O regionalismo universal
Tradição literária que experimentou o apogeu no Nordeste teve no escritor mineiro uma renovação

Julyene Martins da Silva

A tradição regionalista no romance brasileiro se formou no decorrer de uma longa trajetória, que teve início com as preocupações nacionalistas dos autores românticos do século 19. Já os escritores da geração de 1930 passaram a interpretar a realidade regional como "estímulo e substância" da arte literária e, assim, essa literatura atingiu plena maturação, particularmente no Nordeste, sobretudo graças à excepcional fecundidade e qualidade de José Lins do Rego, Jorge Amado e Graciliano Ramos.

A zona canavieira do Nordeste foi, até o final do século XVII, o pólo econômico mais importante do Brasil. Em torno da lavoura de cana criaram-se as primeiras formas estáveis de colonização — patriarcal, baseada no trabalho escravo, e que deixou marcas profundas na região. Isso propiciou a formação de rica tradição cultural.

Segundo José Maurício Gomes de Almeida, em A tradição regionalista no romance brasileiro (Topbooks, 1999), para ser regional uma obra de arte não tem somente que estar localizada numa região, mas deve retirar sua "substância real" desse local. "Romances tidos tradicionalmente como regionalistas não o são, ou neles o regionalismo se manifesta apenas superficialmente." Para o autor, há casos de romances nordestinos e sociais, mas não propriamente regionalistas.

O autor afirma que o romance de Rachel de Queiroz, O Quinze, pode ser considerado regionalista: "tanto o ambiente natural — a seca, a paisagem agreste — quanto a realidade social e humana fixada no romance — a luta do homem pela sobrevivência profunda, o êxodo e os dramas inerentes a ele — apresentam uma vivência profunda da região." O regionalismo encontra-se também presente no estilo, com a assimilação das variações lingüísticas ao processo narrativo.

Gomes de Almeida apresenta uma única exigência para que uma obra possa ser considerada regionalista: a existência de uma relação íntima entre a realidade ficcional e a realidade física, humana e cultural da região focalizada.
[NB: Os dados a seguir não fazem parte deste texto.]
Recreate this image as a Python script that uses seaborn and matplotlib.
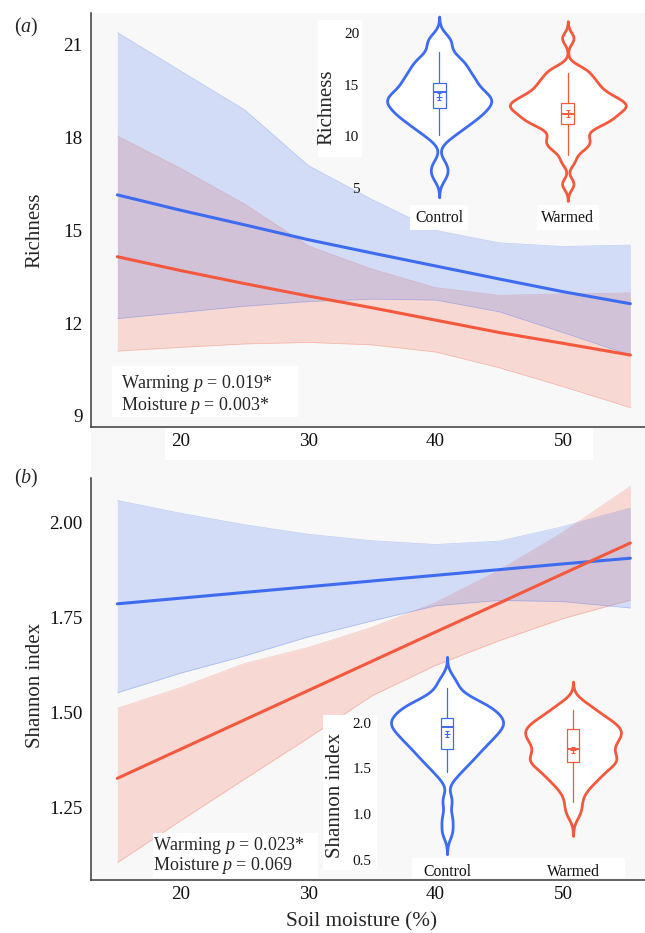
import numpy as np
import pandas as pd
import matplotlib
matplotlib.use("Agg")
import matplotlib.pyplot as plt
import seaborn as sns
from matplotlib.patches import Rectangle

sns.set_theme(style="white")
plt.rcParams["font.family"] = ["Liberation Serif", "DejaVu Serif"]
plt.rcParams["mathtext.fontset"] = "custom"
plt.rcParams["mathtext.rm"] = "Liberation Serif"
plt.rcParams["mathtext.it"] = "Liberation Serif:italic"

# ---------------- data ----------------
moisture = [15, 20, 25, 30, 35, 40, 45, 50, 55.3]

rich_ctrl_fit = [16.15, 15.65, 15.18, 14.70, 14.27, 13.85, 13.43, 13.02, 12.63]
rich_ctrl_lo = [12.15, 12.35, 12.55, 12.70, 12.78, 12.75, 12.37, 11.70, 10.97]
rich_ctrl_hi = [21.40, 20.15, 18.90, 17.10, 16.00, 15.00, 14.60, 14.48, 14.53]
rich_warm_fit = [14.15, 13.70, 13.28, 12.88, 12.50, 12.10, 11.70, 11.35, 10.97]
rich_warm_lo = [11.10, 11.22, 11.33, 11.38, 11.30, 11.07, 10.56, 9.95, 9.27]
rich_warm_hi = [18.05, 17.00, 15.85, 14.50, 13.75, 13.15, 12.90, 12.95, 12.98]

shan_ctrl_fit = [1.787, 1.802, 1.817, 1.832, 1.847, 1.862, 1.877, 1.892, 1.907]
shan_ctrl_lo = [1.553, 1.605, 1.650, 1.700, 1.742, 1.782, 1.796, 1.793, 1.776]
shan_ctrl_hi = [2.059, 2.025, 1.995, 1.970, 1.953, 1.943, 1.952, 1.990, 2.039]
shan_warm_fit = [1.328, 1.405, 1.482, 1.559, 1.636, 1.713, 1.789, 1.866, 1.947]
shan_warm_lo = [1.106, 1.217, 1.326, 1.434, 1.545, 1.625, 1.690, 1.748, 1.797]
shan_warm_hi = [1.512, 1.567, 1.630, 1.672, 1.725, 1.790, 1.875, 1.975, 2.096]

# inset observations (per plot)
rich_ctrl_obs = [6.2, 7.2, 9.9, 10.5, 11.0, 11.1, 11.5, 11.9, 12.0, 12.1, 12.4, 12.6,
                 12.9, 13.0, 13.1, 13.4, 13.5, 13.6, 13.9, 14.0, 14.1, 14.4, 14.6,
                 14.9, 15.1, 15.4, 15.6, 15.9, 16.1, 16.5, 16.9, 17.1, 17.5, 18.0,
                 19.0, 19.5]
rich_warm_obs = [5.4, 7.6, 8.6, 9.0, 9.4, 9.6, 10.0, 10.5, 10.9, 11.1, 11.4, 11.5,
                 11.6, 11.9, 12.0, 12.1, 12.4, 12.5, 12.6, 12.8, 12.9, 13.0, 13.1,
                 13.2, 13.4, 13.5, 13.6, 13.9, 14.0, 14.1, 14.4, 14.6, 14.9, 15.1,
                 15.4, 15.6, 16.0, 16.4, 16.6, 19.5]
shan_ctrl_obs = [0.80, 0.95, 1.15, 1.40, 1.49, 1.51, 1.59, 1.60, 1.61, 1.68, 1.69,
                 1.71, 1.72, 1.78, 1.79, 1.80, 1.81, 1.82, 1.88, 1.89, 1.90, 1.90,
                 1.91, 1.92, 1.98, 1.99, 2.00, 2.00, 2.00, 2.01, 2.02, 2.08, 2.09,
                 2.10, 2.10, 2.11, 2.12, 2.18, 2.19, 2.20, 2.21, 2.22, 2.29, 2.31,
                 2.40, 2.48]
shan_warm_obs = [1.00, 1.10, 1.20, 1.29, 1.31, 1.39, 1.40, 1.41, 1.48, 1.49, 1.51,
                 1.52, 1.58, 1.59, 1.60, 1.60, 1.61, 1.62, 1.69, 1.70, 1.71, 1.72,
                 1.78, 1.79, 1.80, 1.81, 1.82, 1.88, 1.89, 1.90, 1.90, 1.91, 1.92,
                 1.98, 1.99, 2.00, 2.01, 2.02, 2.09, 2.10, 2.11, 2.19, 2.21]

groups = ["Control", "Warmed"]
# box statistics
rich_box = {"Control": dict(med=14.3, q1=12.7, q3=15.2, whislo=10.1, whishi=18.2),
            "Warmed": dict(med=12.16, q1=11.16, q3=13.19, whislo=8.2, whishi=16.16)}
rich_mean = {"Control": (13.84, 0.32), "Warmed": (12.2, 0.32)}
shan_box = {"Control": dict(med=1.953, q1=1.71, q3=2.055, whislo=1.46, whishi=2.38),
            "Warmed": dict(med=1.71, q1=1.565, q3=1.93, whislo=1.13, whishi=2.14)}
shan_mean = {"Control": (1.877, 0.03), "Warmed": (1.70, 0.035)}

BLUE = "#3E6CF0"
RED = "#F4593D"
GRAY = "#F8F8F8"
pal = {"Control": BLUE, "Warmed": RED}

W, H = 645, 933
fig = plt.figure(figsize=(W / 100, H / 100), dpi=100)


def fx(px):
    return px / W


def fy(py):
    return 1 - py / H


def axes_px(l, t, r, b):
    return fig.add_axes([l / W, 1 - b / H, (r - l) / W, (b - t) / H])


def fig_rect(l, t, r, b, color, z):
    fig.add_artist(Rectangle((fx(l), fy(b)), (r - l) / W, (b - t) / H,
                             transform=fig.transFigure, facecolor=color,
                             edgecolor="none", zorder=z))


# gray background region and white boxes
fig_rect(91, 13, 645, 880, GRAY, -2)
fig_rect(165, 428, 593, 460, "white", -1)


def main_panel(ax, fit_c, lo_c, hi_c, fit_w, lo_w, hi_w, ylim, yticks, fmt):
    ax.set_facecolor("none")
    for lo, hi, c in ((lo_w, hi_w, RED), (lo_c, hi_c, BLUE)):
        ax.fill_between(moisture, lo, hi, color=c, alpha=0.2, lw=0, zorder=1)
        ax.plot(moisture, lo, color=c, lw=0.5, alpha=0.3, zorder=1)
        ax.plot(moisture, hi, color=c, lw=0.5, alpha=0.3, zorder=1)
    df = pd.DataFrame({"moisture": moisture * 2,
                       "value": list(fit_c) + list(fit_w),
                       "treatment": ["Control"] * len(moisture) + ["Warmed"] * len(moisture)})
    sns.lineplot(data=df, x="moisture", y="value", hue="treatment",
                 hue_order=groups, palette=pal, lw=2.2, legend=False, ax=ax, zorder=3)
    ax.set_xlim(12.93, 56.45)
    ax.set_ylim(*ylim)
    ax.set_xticks([20, 30, 40, 50])
    ax.set_yticks(yticks)
    ax.set_yticklabels([fmt.format(v) for v in yticks])
    ax.set_xlabel("")
    ax.set_ylabel("")
    sns.despine(ax=ax)
    for s in ("left", "bottom"):
        ax.spines[s].set_color("#3a3a3a")
        ax.spines[s].set_linewidth(1.1)
    ax.tick_params(axis="y", length=0, labelsize=13.8, pad=6, labelcolor="#111111")
    ax.tick_params(axis="x", length=0, labelsize=13.8, pad=4, labelcolor="#111111")
    ax.grid(False)


ax_a = axes_px(91, 13, 645, 427)
main_panel(ax_a, rich_ctrl_fit, rich_ctrl_lo, rich_ctrl_hi,
           rich_warm_fit, rich_warm_lo, rich_warm_hi,
           (8.644, 22.03), [9, 12, 15, 18, 21], "{:.0f}")
ax_b = axes_px(91, 478, 645, 880)
main_panel(ax_b, shan_ctrl_fit, shan_ctrl_lo, shan_ctrl_hi,
           shan_warm_fit, shan_warm_lo, shan_warm_hi,
           (1.0605, 2.118), [1.25, 1.50, 1.75, 2.00], "{:.2f}")

# white label boxes above main panels, below insets
fig_rect(112, 366, 298, 417, "white", 0.5)
fig_rect(153, 833, 318, 878, "white", 0.5)
fig_rect(318, 20, 362, 157, "white", 0.5)
fig_rect(323, 715, 377, 870, "white", 0.5)
fig_rect(412, 858, 625, 878, "white", 0.5)


def inset(ax, obs, bws, widths, boxes, means, ylim, xlim, yticks, fmt, pad_y):
    ax.set_zorder(2)
    ax.patch.set_alpha(0)
    for g in groups:
        d = pd.DataFrame({"group": [g] * len(obs[g]), "val": obs[g]})
        sns.violinplot(data=d, x="group", y="val", order=groups, ax=ax,
                       color="white", linecolor=pal[g], linewidth=2.0,
                       inner=None, cut=3, bw_method=bws[g],
                       density_norm="width", width=widths[g], saturation=1)
    for i, g in enumerate(groups):
        st = dict(boxes[g])
        st["fliers"] = []
        ax.bxp([st], positions=[i], widths=0.1, showcaps=False, showfliers=False,
               patch_artist=True, zorder=3,
               boxprops=dict(facecolor="white", edgecolor=pal[g], linewidth=0.9),
               medianprops=dict(color=pal[g], linewidth=1.4),
               whiskerprops=dict(color=pal[g], linewidth=0.9))
        m, se = means[g]
        ax.errorbar([i], [m], yerr=[se], fmt="+", ms=4, mew=0.8, color=pal[g],
                    elinewidth=0.8, capsize=1.5, capthick=0.8, zorder=4)
    ax.set_xlim(*xlim)
    ax.set_ylim(*ylim)
    ax.set_xticks([0, 1])
    ax.set_xticklabels(groups)
    ax.set_yticks(yticks)
    ax.set_yticklabels([fmt.format(v) for v in yticks])
    ax.set_xlabel("")
    ax.set_ylabel("")
    for s in ax.spines.values():
        s.set_visible(False)
    ax.tick_params(axis="y", length=0, labelsize=11, pad=pad_y, labelcolor="#111111")
    ax.tick_params(axis="x", length=0, labelsize=11.3, pad=2, labelcolor="#111111")
    ax.grid(False)


in_a = axes_px(362, 13, 645, 207)
inset(in_a, {"Control": rich_ctrl_obs, "Warmed": rich_warm_obs},
      {"Control": 0.238, "Warmed": 0.205}, {"Control": 0.81, "Warmed": 0.90},
      rich_box, rich_mean, (3.16, 21.94), (-0.6, 1.6), [5, 10, 15, 20], "{:.0f}", 2)
for lab in in_a.get_xticklabels():
    lab.set_bbox(dict(facecolor="white", edgecolor="none", boxstyle="square,pad=0.3"))

in_b = axes_px(377, 648, 645, 861)
inset(in_b, {"Control": shan_ctrl_obs, "Warmed": shan_warm_obs},
      {"Control": 0.232, "Warmed": 0.272}, {"Control": 0.89, "Warmed": 0.76},
      shan_box, shan_mean, (0.485, 2.818), (-0.556, 1.571), [0.5, 1.0, 1.5, 2.0], "{:.1f}", 4)

# texts
fig.text(fx(26), fy(27), r"($a$)", ha="center", va="center", fontsize=14.5)
fig.text(fx(26), fy(478), r"($b$)", ha="center", va="center", fontsize=14.5)
fig.text(fx(35), fy(230), "Richness", rotation=90, ha="center", va="center", fontsize=15)
fig.text(fx(35), fy(685), "Shannon index", rotation=90, ha="center", va="center", fontsize=15)
fig.text(fx(362), fy(922), "Soil moisture (%)", ha="center", va="center", fontsize=15.3)
fig.text(fx(327), fy(107), "Richness", rotation=90, ha="center", va="center", fontsize=15, zorder=5)
fig.text(fx(335), fy(795), "Shannon index", rotation=90, ha="center", va="center", fontsize=15, zorder=5)

fig.text(fx(121), fy(383), r"Warming $p$ = 0.019*", ha="left", va="center", fontsize=13)
fig.text(fx(121), fy(405), r"Moisture $p$ = 0.003*", ha="left", va="center", fontsize=13)
fig.text(fx(153), fy(845), r"Warming $p$ = 0.023*", ha="left", va="center", fontsize=13)
fig.text(fx(153), fy(866), r"Moisture $p$ = 0.069", ha="left", va="center", fontsize=13)

fig.savefig("out.png", dpi=100)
Para o autor, as regiões de exploração econômica — como nas áreas de monocultura ou nas zonas pastoris — estavam predestinadas a despertar o sentimento regionalista, que tem também como característica a denúncia social.

Mário Palmério representa o regionalismo mineiro em suas obras Vila dos Confins e Chapadão do Bugre. Esses romances reúnem dados minuciosos de Minas Gerais, como a descrição física do sertão, dos peixes, dos animais e da vida sertaneja — mas sobretudo da linguagem e das expressões regionais que caracterizam suas obras.

Há uma crítica freqüente por parte de estudiosos que vêem no regionalismo um "localismo redutor", um rebaixamento de valores estéticos e humanos. Mas as obras que adquiriram sentido universal — como as obras de Palmério — provaram que as obras regionalistas possuem limites, mas nada as impede de alcançar o universalismo na literatura brasileira.